Only the lines from the start up to and including the line containing "1, 1, 0, 0, 0];" should be repeated, word for word.

________________________________________

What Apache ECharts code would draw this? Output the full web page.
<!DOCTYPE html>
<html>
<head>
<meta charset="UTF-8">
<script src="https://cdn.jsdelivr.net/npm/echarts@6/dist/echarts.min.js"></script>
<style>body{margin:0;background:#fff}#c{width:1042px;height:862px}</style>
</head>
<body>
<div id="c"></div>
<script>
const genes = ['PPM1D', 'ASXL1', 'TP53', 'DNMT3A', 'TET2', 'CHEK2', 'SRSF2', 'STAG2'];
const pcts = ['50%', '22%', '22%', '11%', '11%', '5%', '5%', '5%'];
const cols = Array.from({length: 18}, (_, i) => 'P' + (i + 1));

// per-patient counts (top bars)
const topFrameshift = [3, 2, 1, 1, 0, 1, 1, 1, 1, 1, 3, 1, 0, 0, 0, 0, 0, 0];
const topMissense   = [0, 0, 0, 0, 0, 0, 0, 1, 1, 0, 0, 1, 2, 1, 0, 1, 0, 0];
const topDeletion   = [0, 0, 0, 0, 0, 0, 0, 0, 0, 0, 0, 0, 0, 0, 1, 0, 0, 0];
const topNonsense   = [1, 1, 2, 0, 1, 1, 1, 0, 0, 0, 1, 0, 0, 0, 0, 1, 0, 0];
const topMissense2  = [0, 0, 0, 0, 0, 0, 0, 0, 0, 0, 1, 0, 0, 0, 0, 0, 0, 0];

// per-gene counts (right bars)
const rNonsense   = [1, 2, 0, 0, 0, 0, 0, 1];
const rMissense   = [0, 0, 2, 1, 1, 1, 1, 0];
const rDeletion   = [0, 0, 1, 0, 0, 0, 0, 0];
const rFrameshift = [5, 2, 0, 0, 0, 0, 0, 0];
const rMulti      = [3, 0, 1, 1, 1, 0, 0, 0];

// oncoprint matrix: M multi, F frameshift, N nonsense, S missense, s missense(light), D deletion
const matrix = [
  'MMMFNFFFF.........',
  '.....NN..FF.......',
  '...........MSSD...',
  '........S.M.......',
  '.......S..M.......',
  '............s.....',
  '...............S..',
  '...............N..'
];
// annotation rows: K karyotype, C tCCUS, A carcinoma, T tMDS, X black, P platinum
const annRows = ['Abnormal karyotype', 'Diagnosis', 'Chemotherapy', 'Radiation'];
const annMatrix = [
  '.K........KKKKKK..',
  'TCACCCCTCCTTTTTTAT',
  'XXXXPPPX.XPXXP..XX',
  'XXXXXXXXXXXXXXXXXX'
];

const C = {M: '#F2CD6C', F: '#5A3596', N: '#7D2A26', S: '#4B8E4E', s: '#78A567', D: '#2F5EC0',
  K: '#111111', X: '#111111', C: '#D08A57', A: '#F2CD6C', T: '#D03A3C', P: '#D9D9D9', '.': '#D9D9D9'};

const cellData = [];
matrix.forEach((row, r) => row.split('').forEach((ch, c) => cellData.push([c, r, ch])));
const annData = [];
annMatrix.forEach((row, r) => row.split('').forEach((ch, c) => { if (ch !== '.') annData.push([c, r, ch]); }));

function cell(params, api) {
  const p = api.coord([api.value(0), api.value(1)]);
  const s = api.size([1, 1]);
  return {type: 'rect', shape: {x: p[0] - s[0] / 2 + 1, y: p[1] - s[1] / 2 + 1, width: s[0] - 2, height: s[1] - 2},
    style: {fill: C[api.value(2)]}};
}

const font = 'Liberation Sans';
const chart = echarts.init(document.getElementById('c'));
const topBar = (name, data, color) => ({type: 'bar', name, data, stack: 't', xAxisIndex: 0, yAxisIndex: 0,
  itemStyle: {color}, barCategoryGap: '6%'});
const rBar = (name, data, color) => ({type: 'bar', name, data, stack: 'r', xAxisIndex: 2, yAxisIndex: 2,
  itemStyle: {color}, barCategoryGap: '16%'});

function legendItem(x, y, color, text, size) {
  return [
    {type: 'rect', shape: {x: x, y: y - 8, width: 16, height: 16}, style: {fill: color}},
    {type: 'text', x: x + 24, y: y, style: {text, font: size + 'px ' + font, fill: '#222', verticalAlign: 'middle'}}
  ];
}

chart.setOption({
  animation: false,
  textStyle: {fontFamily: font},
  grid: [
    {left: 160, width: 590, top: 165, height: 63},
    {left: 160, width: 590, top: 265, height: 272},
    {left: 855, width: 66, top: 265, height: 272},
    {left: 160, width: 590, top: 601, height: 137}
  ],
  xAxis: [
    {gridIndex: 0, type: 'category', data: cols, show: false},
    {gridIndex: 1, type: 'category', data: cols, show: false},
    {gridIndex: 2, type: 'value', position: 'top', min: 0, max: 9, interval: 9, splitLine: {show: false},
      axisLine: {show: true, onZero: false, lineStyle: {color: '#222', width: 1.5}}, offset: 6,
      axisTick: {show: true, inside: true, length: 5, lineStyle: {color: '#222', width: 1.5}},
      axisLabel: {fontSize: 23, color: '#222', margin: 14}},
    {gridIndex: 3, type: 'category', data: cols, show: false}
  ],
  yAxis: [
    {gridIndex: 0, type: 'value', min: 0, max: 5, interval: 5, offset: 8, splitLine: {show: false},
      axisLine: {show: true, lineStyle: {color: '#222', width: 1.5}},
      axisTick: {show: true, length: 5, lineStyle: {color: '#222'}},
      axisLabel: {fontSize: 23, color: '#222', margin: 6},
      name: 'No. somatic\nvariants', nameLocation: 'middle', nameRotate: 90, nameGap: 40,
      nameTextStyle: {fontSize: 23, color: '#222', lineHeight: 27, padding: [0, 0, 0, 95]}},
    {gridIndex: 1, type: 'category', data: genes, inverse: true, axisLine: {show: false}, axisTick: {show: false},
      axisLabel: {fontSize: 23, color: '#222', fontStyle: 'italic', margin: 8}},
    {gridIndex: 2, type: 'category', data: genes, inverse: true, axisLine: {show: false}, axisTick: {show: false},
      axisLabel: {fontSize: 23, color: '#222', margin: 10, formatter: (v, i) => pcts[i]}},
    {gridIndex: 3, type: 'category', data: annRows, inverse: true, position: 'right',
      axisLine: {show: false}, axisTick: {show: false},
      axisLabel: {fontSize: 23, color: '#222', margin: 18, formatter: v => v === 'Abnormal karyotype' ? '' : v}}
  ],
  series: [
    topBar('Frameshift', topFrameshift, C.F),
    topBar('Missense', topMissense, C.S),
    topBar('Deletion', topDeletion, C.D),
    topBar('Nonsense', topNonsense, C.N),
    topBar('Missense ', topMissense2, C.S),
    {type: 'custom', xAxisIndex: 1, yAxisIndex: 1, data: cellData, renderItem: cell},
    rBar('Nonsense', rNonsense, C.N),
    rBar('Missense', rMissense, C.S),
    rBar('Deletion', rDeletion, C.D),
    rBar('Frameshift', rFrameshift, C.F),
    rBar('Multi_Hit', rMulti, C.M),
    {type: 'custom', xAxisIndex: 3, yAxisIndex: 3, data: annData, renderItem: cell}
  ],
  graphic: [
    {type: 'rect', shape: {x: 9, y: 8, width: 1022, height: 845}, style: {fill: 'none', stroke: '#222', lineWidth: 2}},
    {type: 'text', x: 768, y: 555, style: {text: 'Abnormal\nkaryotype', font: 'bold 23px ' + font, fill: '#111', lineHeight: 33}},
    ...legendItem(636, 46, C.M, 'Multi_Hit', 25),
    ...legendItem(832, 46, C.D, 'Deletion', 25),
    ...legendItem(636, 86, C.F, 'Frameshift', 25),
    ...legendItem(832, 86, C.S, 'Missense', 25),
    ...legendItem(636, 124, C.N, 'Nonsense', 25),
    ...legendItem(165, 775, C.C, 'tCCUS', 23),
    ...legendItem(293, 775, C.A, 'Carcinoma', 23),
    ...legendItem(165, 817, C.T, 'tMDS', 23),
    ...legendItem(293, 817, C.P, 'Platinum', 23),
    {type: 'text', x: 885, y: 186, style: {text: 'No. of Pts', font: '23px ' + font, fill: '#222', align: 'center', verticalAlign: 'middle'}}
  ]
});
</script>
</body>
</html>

________________________________________

=== FINISHED ANSWER ===
What Apache ECharts code would draw this? Output the full web page.
<!DOCTYPE html>
<html>
<head>
<meta charset="UTF-8">
<script src="https://cdn.jsdelivr.net/npm/echarts@6/dist/echarts.min.js"></script>
<style>body{margin:0;background:#fff}#c{width:1042px;height:862px}</style>
</head>
<body>
<div id="c"></div>
<script>
const genes = ['PPM1D', 'ASXL1', 'TP53', 'DNMT3A', 'TET2', 'CHEK2', 'SRSF2', 'STAG2'];
const pcts = ['50%', '22%', '22%', '11%', '11%', '5%', '5%', '5%'];
const cols = Array.from({length: 18}, (_, i) => 'P' + (i + 1));

// per-patient counts (top bars)
const topFrameshift = [3, 2, 1, 1, 0, 1, 1, 1, 1, 1, 3, 1, 0, 0, 0, 0, 0, 0];
const topMissense   = [0, 0, 0, 0, 0, 0, 0, 1, 1, 0, 0, 1, 2, 1, 0, 1, 0, 0];
const topDeletion   = [0, 0, 0, 0, 0, 0, 0, 0, 0, 0, 0, 0, 0, 0, 1, 0, 0, 0];
const topNonsense   = [1, 1, 2, 0, 1, 1, 1, 0, 0, 0, 1, 0, 0, 0, 0, 1, 0, 0];
const topMissense2  = [0, 0, 0, 0, 0, 0, 0, 0, 0, 0, 1, 0, 0, 0, 0, 0, 0, 0];

// per-gene counts (right bars)
const rNonsense   = [1, 2, 0, 0, 0, 0, 0, 1];
const rMissense   = [0, 0, 2, 1, 1, 1, 1, 0];
const rDeletion   = [0, 0, 1, 0, 0, 0, 0, 0];
const rFrameshift = [5, 2, 0, 0, 0, 0, 0, 0];
const rMulti      = [3, 0, 1, 1, 1, 0, 0, 0];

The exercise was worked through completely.